Evaluating Interface Efficiency
Comparing results from the Keystroke-Level Model and empirical
timings
For this assignment, you will be applying two methods for
evaluating the efficiency of the user interface for a selected
application. In this case, efficiency will be defined as the
amount of time it takes a practiced user to complete a core task
of the application.
The first method is Card, Moran and Newell's Keystroke-Level
Model (KLM), which we have already discussed and demonstrated in
class. With its theoretical analysis, this method provides a
theoretical prediction of the time needed to complete a task.
As you recall, the method assumes an experienced user who can
perform the task without slips or mistakes.
The second method involves timing users as they complete the
task. Because we will want to compare the results between the
two methods, you will want to make sure that your users are
experienced with the application before you time them.
Assignment procedure
Using the application assigned to you, specify a
representative task. You will be evaluating the efficiency for
this task using both the KLM (analytical method) and actual user
timings (empirical method).
Analysis for the keystroke level model
- Prepare an outline of the abstract steps that an experienced
user would take when completing the task.
- List the primitive physical operators (i.e.
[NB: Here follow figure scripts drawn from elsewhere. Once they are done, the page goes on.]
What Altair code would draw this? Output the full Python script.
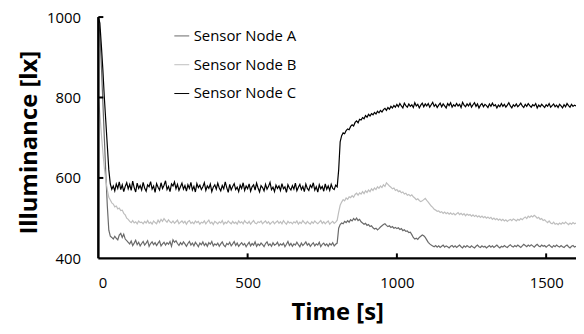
import altair as alt
import pandas as pd

# sampling instants (s)
time_s = list(range(0, 1605, 5))

node_a = [
    1000, 960, 880, 790, 700, 610, 530, 470, 455, 452,
    448, 455, 450, 446, 458, 462, 452, 460, 448, 444,
    440, 436, 443, 432, 438, 445, 434, 440, 431, 437,
    442, 433, 438, 444, 430, 437, 441, 434, 439, 432,
    438, 443, 431, 436, 440, 433, 439, 435, 442, 430,
    446, 440, 444, 437, 432, 439, 434, 441, 436, 430,
    437, 442, 433, 438, 431, 440, 435, 429, 438, 434,
    441, 432, 437, 430, 439, 435, 442, 431, 436, 433,
    438, 430, 436, 441, 433, 429, 437, 434, 440, 431,
    436, 442, 432, 438, 430, 435, 439, 433, 437, 429,
    435, 440, 431, 437, 433, 441, 430, 436, 432, 438,
    434, 429, 437, 441, 432, 436, 430, 439, 433, 435,
    440, 431, 436, 433, 438, 429, 435, 442, 432, 437,
    430, 436, 433, 440, 434, 429, 438, 432, 436, 441,
    433, 437, 430, 435, 439, 431, 436, 433, 440, 429,
    435, 438, 432, 436, 430, 437, 433, 439, 431, 435,
    438, 475, 484, 488, 486, 492, 489, 494, 490, 496,
    493, 499, 495, 500, 494, 497, 491, 488, 485, 487,
    482, 484, 479, 481, 476, 473, 475, 471, 474, 478,
    481, 484, 486, 482, 479, 481, 477, 479, 475, 477,
    474, 476, 472, 474, 469, 471, 467, 468, 464, 465,
    459, 452, 448, 450, 447, 452, 455, 458, 456, 452,
    446, 440, 436, 433, 431, 429, 432, 428, 431, 427,
    430, 433, 428, 431, 429, 426, 430, 432, 428, 431,
    427, 430, 433, 429, 426, 431, 428, 432, 429, 427,
    431, 428, 426, 430, 433, 429, 427, 431, 428, 430,
    426, 429, 432, 428, 431, 427, 430, 433, 429, 426,
    430, 428, 432, 429, 427, 431, 434, 430, 428, 432,
    429, 433, 430, 427, 431, 435, 432, 429, 433, 430,
    434, 431, 428, 432, 435, 431, 429, 433, 430, 432,
    428, 431, 434, 430, 427, 432, 429, 433, 430, 428,
    432, 429, 427, 431, 433, 429, 426, 430, 432, 428,
    430,
]

node_b = [
    800, 760, 710, 665, 625, 595, 570, 552, 545, 538,
    535, 528, 530, 523, 525, 519, 520, 512, 508, 500,
    497, 492, 489, 494, 488, 491, 486, 493, 489, 490,
    486, 492, 488, 494, 487, 490, 485, 493, 489, 486,
    495, 489, 497, 492, 499, 494, 490, 496, 491, 488,
    493, 487, 491, 495, 486, 490, 493, 488, 492, 485,
    491, 494, 487, 490, 486, 493, 489, 492, 485, 490,
    488, 493, 486, 491, 495, 487, 490, 484, 492, 489,
    486, 491, 488, 494, 485, 490, 487, 493, 489, 486,
    492, 487, 490, 485, 493, 488, 491, 486, 494, 489,
    487, 492, 485, 490, 494, 488, 486, 491, 489, 493,
    486, 490, 493, 487, 491, 485, 489, 492, 486, 490,
    493, 487, 491, 486, 494, 489, 485, 492, 488, 490,
    486, 491, 488, 493, 485, 490, 487, 494, 489, 486,
    492, 488, 485, 491, 487, 493, 489, 486, 490, 494,
    487, 491, 486, 490, 493, 485, 489, 492, 487, 490,
    495, 515, 532, 540, 546, 543, 550, 547, 553, 551,
    556, 552, 559, 562, 557, 563, 560, 566, 561, 568,
    564, 570, 566, 573, 569, 575, 571, 578, 574, 580,
    576, 583, 579, 588, 584, 580, 577, 573, 575, 569,
    571, 566, 568, 563, 565, 560, 562, 557, 559, 555,
    558, 553, 550, 546, 548, 544, 541, 543, 546, 549,
    544, 540, 535, 530, 527, 522, 520, 517, 518, 514,
    516, 512, 515, 511, 514, 510, 513, 509, 512, 508,
    511, 514, 509, 512, 508, 511, 506, 510, 507, 509,
    505, 508, 504, 507, 503, 506, 502, 505, 501, 504,
    500, 503, 499, 502, 497, 500, 496, 499, 495, 498,
    494, 497, 493, 496, 492, 495, 497, 494, 498, 496,
    493, 497, 495, 499, 496, 500, 503, 499, 505, 502,
    506, 503, 507, 504, 500, 502, 497, 499, 494, 496,
    492, 489, 493, 488, 486, 490, 485, 487, 484, 488,
    485, 489, 486, 490, 487, 484, 488, 485, 489, 486,
    488,
]

node_c = [
    1000, 985, 930, 870, 800, 740, 680, 620, 585, 572,
    580, 568, 585, 574, 590, 571, 583, 566, 579, 588,
    573, 584, 569, 592, 576, 565, 587, 574, 581, 570,
    589, 575, 567, 583, 578, 591, 572, 580, 564, 586,
    577, 570, 588, 574, 582, 593, 571, 579, 566, 585,
    580, 590, 573, 584, 569, 578, 587, 572, 581, 567,
    583, 574, 589, 570, 579, 565, 586, 576, 582, 571,
    578, 588, 569, 580, 574, 585, 566, 577, 583, 572,
    587, 575, 568, 581, 573, 590, 576, 564, 584, 570,
    579, 586, 571, 577, 566, 582, 574, 588, 569, 580,
    573, 585, 567, 578, 583, 570, 587, 575, 565, 581,
    576, 568, 584, 572, 579, 589, 571, 577, 566, 582,
    574, 580, 569, 586, 573, 578, 564, 583, 575, 570,
    581, 572, 587, 568, 577, 584, 571, 579, 566, 585,
    574, 569, 582, 576, 588, 570, 578, 565, 583, 573,
    579, 567, 585, 572, 580, 569, 584, 574, 571, 582,
    578, 620, 690, 705, 712, 710, 718, 722, 720, 728,
    732, 729, 738, 742, 737, 746, 744, 750, 747, 755,
    751, 758, 754, 760, 757, 763, 759, 766, 762, 768,
    764, 770, 773, 768, 775, 771, 778, 774, 780, 776,
    783, 777, 785, 779, 774, 786, 780, 776, 784, 778,
    782, 775, 787, 779, 783, 774, 781, 786, 777, 784,
    779, 785, 776, 782, 788, 778, 783, 775, 781, 786,
    777, 784, 779, 774, 785, 780, 787, 776, 782, 778,
    785, 779, 783, 775, 788, 781, 777, 784, 779, 786,
    776, 782, 787, 778, 784, 774, 781, 785, 777, 783,
    780, 775, 784, 778, 786, 779, 782, 774, 781, 777,
    785, 778, 783, 776, 781, 787, 779, 774, 782, 778,
    784, 777, 781, 786, 779, 775, 783, 778, 785, 780,
    776, 782, 779, 785, 774, 781, 777, 783, 779, 775,
    782, 778, 785, 776, 780, 784, 777, 781, 775, 783,
    779, 774, 782, 777, 785, 780, 776, 783, 778, 781,
    779,
]

series_names = ["Sensor Node A", "Sensor Node B", "Sensor Node C"]
series_colors = ["#6a6a6a", "#bebebe", "#000000"]
x_domain = [0, 1600]
y_domain = [400, 1000]
x_tick_values = [0, 500, 1000, 1500]
y_tick_values = [400, 600, 800, 1000]
x_inner_ticks = [500, 1000, 1500]
y_inner_ticks = [600, 800, 1000]

rows = []
for name, vals in zip(series_names, [node_a, node_b, node_c]):
    for t, v in zip(time_s, vals):
        rows.append({"Time": t, "Illuminance": v, "Series": name})
df = pd.DataFrame(rows)

W, H = 481, 243
FONT = "Open Sans"

x_scale = alt.Scale(domain=x_domain, nice=False, zero=False)
y_scale = alt.Scale(domain=y_domain, nice=False, zero=False)

x_axis = alt.Axis(
    title="Time [s]", values=x_tick_values, format="d", ticks=False, grid=False,
    domain=False, labelFont=FONT, labelFontSize=15,
    labelColor="black", labelPadding=17, titleFont=FONT, titleFontSize=24,
    titleFontWeight="bold", titleColor="black", titleY=62,
    titleBaseline="alphabetic")
y_axis = alt.Axis(
    title="Illuminance [lx]", values=y_tick_values, format="d", ticks=False, grid=False,
    domain=False, labelFont=FONT, labelFontSize=15,
    labelColor="black", labelPadding=18, titleFont=FONT, titleFontSize=24,
    titleFontWeight="bold", titleColor="black", titleX=-62, titleY=126,
    titleAngle=-90, titleAlign="center", titleBaseline="alphabetic")

lines = alt.Chart(df).mark_line(strokeWidth=1.2, clip=True).encode(
    x=alt.X("Time:Q", scale=x_scale, axis=x_axis),
    y=alt.Y("Illuminance:Q", scale=y_scale, axis=y_axis),
    color=alt.Color("Series:N", scale=alt.Scale(domain=series_names, range=series_colors),
                    legend=alt.Legend(orient="none", legendX=76, legendY=11, title=None,
                                      symbolType="stroke", symbolSize=225,
                                      symbolStrokeWidth=1, labelFont=FONT,
                                      labelFontSize=15, labelColor="black",
                                      labelOffset=4, rowPadding=13, padding=0)),
)

# axis lines (drawn through the scales)
y_line = alt.Chart(pd.DataFrame({"lo": [y_domain[0]], "hi": [y_domain[1]]})).mark_rule(
    color="black", strokeWidth=2.5).encode(
    y=alt.Y("lo:Q", scale=y_scale), y2="hi:Q", x=alt.value(0))
x_line = alt.Chart(pd.DataFrame({"lo": [x_domain[0]], "hi": [x_domain[1]]})).mark_rule(
    color="black", strokeWidth=2.5).encode(
    x=alt.X("lo:Q", scale=x_scale), x2="hi:Q", y=alt.value(H))

# inward tick marks
yt = alt.Chart(pd.DataFrame({"v": y_inner_ticks})).mark_rule(color="black", strokeWidth=2).encode(
    y=alt.Y("v:Q", scale=y_scale), x=alt.value(0), x2=alt.value(5))
xt = alt.Chart(pd.DataFrame({"v": x_inner_ticks})).mark_rule(color="black", strokeWidth=2).encode(
    x=alt.X("v:Q", scale=x_scale), y=alt.value(H), y2=alt.value(H - 5))

chart = alt.layer(lines, y_line, x_line, yt, xt).properties(
    width=W, height=H, autosize=alt.AutoSizeParams(type="none"),
    padding={"left": 91, "top": 8, "right": 0, "bottom": 70},
    background="white",
).configure_view(stroke=None)

chart.save("out.html", embed_options={"renderer": "svg", "actions": False})
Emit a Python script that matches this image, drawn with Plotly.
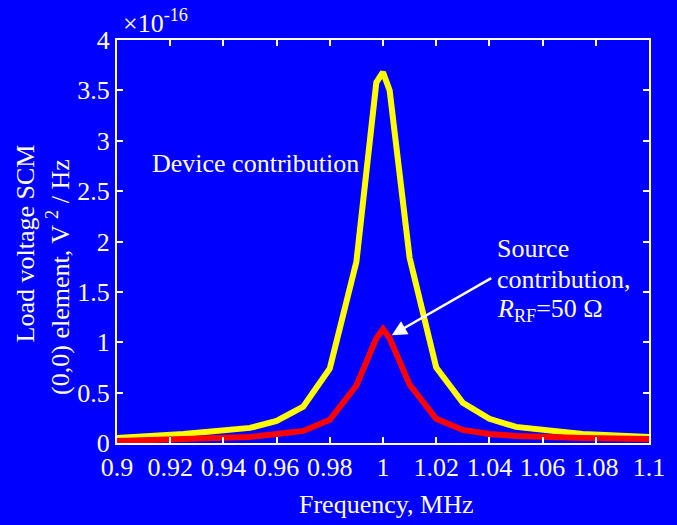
import plotly.graph_objects as go

# Frequency samples, MHz
freq_mhz = [0.9, 0.925, 0.95, 0.96, 0.97, 0.98, 0.99, 0.9975, 1.0,
            1.0025, 1.01, 1.02, 1.03, 1.04, 1.05, 1.075, 1.1]
# Load voltage SCM (0,0) element, in units of 1e-16 V^2/Hz
device_e16 = [0.05, 0.09, 0.15, 0.22, 0.36, 0.74, 1.80, 3.58, 3.68,
              3.50, 1.84, 0.75, 0.40, 0.24, 0.16, 0.09, 0.06]
source_e16 = [0.02, 0.04, 0.06, 0.09, 0.12, 0.23, 0.57, 1.04, 1.13,
              1.04, 0.58, 0.24, 0.13, 0.09, 0.07, 0.05, 0.04]

x_ticks = [0.9, 0.92, 0.94, 0.96, 0.98, 1.0, 1.02, 1.04, 1.06, 1.08, 1.1]
x_ticktext = ["0.9", "0.92", "0.94", "0.96", "0.98", "1", "1.02", "1.04", "1.06", "1.08", "1.1"]
y_ticks = [0, 0.5, 1, 1.5, 2, 2.5, 3, 3.5, 4]
y_ticktext = ["0", "0.5", "1", "1.5", "2", "2.5", "3", "3.5", "4"]

FONT = "Liberation Serif"
BLUE = "#0000FF"
W, H = 677, 525
L, R, T, B = 117, 20, 40, 82
PW, PH = W - L - R, H - T - B


def px_x(p):
    return (p - L) / PW


def px_y(p):
    return (H - B - p) / PH


fig = go.Figure()
fig.add_trace(go.Scatter(x=freq_mhz, y=device_e16, mode="lines",
                         line=dict(color="#FFFF00", width=6), showlegend=False))
fig.add_trace(go.Scatter(x=freq_mhz, y=source_e16, mode="lines",
                         line=dict(color="#FF0000", width=6), showlegend=False))

axis_common = dict(showline=True, linecolor="white", linewidth=2, mirror="ticks",
                   ticks="inside", ticklen=6, tickwidth=2, tickcolor="white",
                   showgrid=False, zeroline=False,
                   tickfont=dict(family=FONT, size=26, color="white"))

fig.update_xaxes(range=[0.9, 1.1], tickvals=x_ticks, ticktext=x_ticktext, **axis_common)
fig.update_yaxes(range=[0, 4], tickvals=y_ticks, ticktext=y_ticktext, **axis_common)

txt = dict(family=FONT, size=26, color="white")
ann = []
# exponent
ann.append(dict(x=px_x(121), y=px_y(40), xref="paper", yref="paper", xanchor="left",
                yanchor="bottom", text="×10<sup>-16</sup>", showarrow=False, font=txt))
# y title lines
ann.append(dict(x=px_x(24), y=px_y(243), xref="paper", yref="paper", xanchor="center",
                yanchor="middle", text="Load voltage SCM", textangle=-90,
                showarrow=False, font=txt))
ann.append(dict(x=px_x(57), y=px_y(277), xref="paper", yref="paper", xanchor="center",
                yanchor="middle", text="(0,0) element, V <sup>2</sup> / Hz", textangle=-90,
                showarrow=False, font=txt))
# x title
ann.append(dict(x=px_x(390), y=px_y(505), xref="paper", yref="paper", xanchor="center",
                yanchor="middle", text="Frequency, MHz", showarrow=False, font=txt))
# labels
ann.append(dict(x=px_x(150), y=px_y(163), xref="paper", yref="paper", xanchor="left",
                yanchor="middle", text="Device contribution", showarrow=False, font=txt))
ann.append(dict(x=px_x(501), y=px_y(248), xref="paper", yref="paper", xanchor="left",
                yanchor="middle", text="Source", showarrow=False, font=txt))
ann.append(dict(x=px_x(501), y=px_y(279), xref="paper", yref="paper", xanchor="left",
                yanchor="middle", text="contribution,", showarrow=False, font=txt))
ann.append(dict(x=px_x(501), y=px_y(310), xref="paper", yref="paper", xanchor="left",
                yanchor="middle", text="<i>R</i><sub>RF</sub>=50 Ω", showarrow=False, font=txt))
# arrow
ann.append(dict(x=1.0033, y=1.07, xref="x", yref="y", text="", showarrow=True,
                ax=101, ay=-58, arrowcolor="white", arrowwidth=2.5, arrowhead=2,
                arrowsize=1.2))

fig.update_layout(width=W, height=H, margin=dict(l=L, r=R, t=T, b=B),
                  paper_bgcolor=BLUE, plot_bgcolor=BLUE, annotations=ann,
                  font=dict(family=FONT, color="white"))

fig.write_html("out.html")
K, P,
H, and R) needed to accomplish each abstract step.
- Add the M operators according the KLM rules.
- Total the time constants to produce the predicted time
needed to complete the task.
Timing users completing the task
- Create the instructions for completing the task that you
will present to your test users.
- For each test user:
- Allow the user to become familiar with the application
by performing similar tasks.
- Present the task instructions to the user.
- Time how long it takes the user to complete the task.
- Collect timings of at least 12 different users and compute
the following:
- Average
- Standard deviation
- 95% confidence interval of the average
Discussion questions
- What are some possible reasons for why the KLM might produce
an inaccurate estimate of actual task completion times?
- What are some possible reasons for why the average of the
collected times might produce an inaccurate estimate of how long
an experienced user would take under real usage conditions?
- How does the predicted time of the KLM compare to the
average of the collected timings? Does the predicted time lie
within the confidence interval of the average? If not, what
might account for the discrepancy?
- How might you better collect actual timings so that a
smaller confidence interval is produced?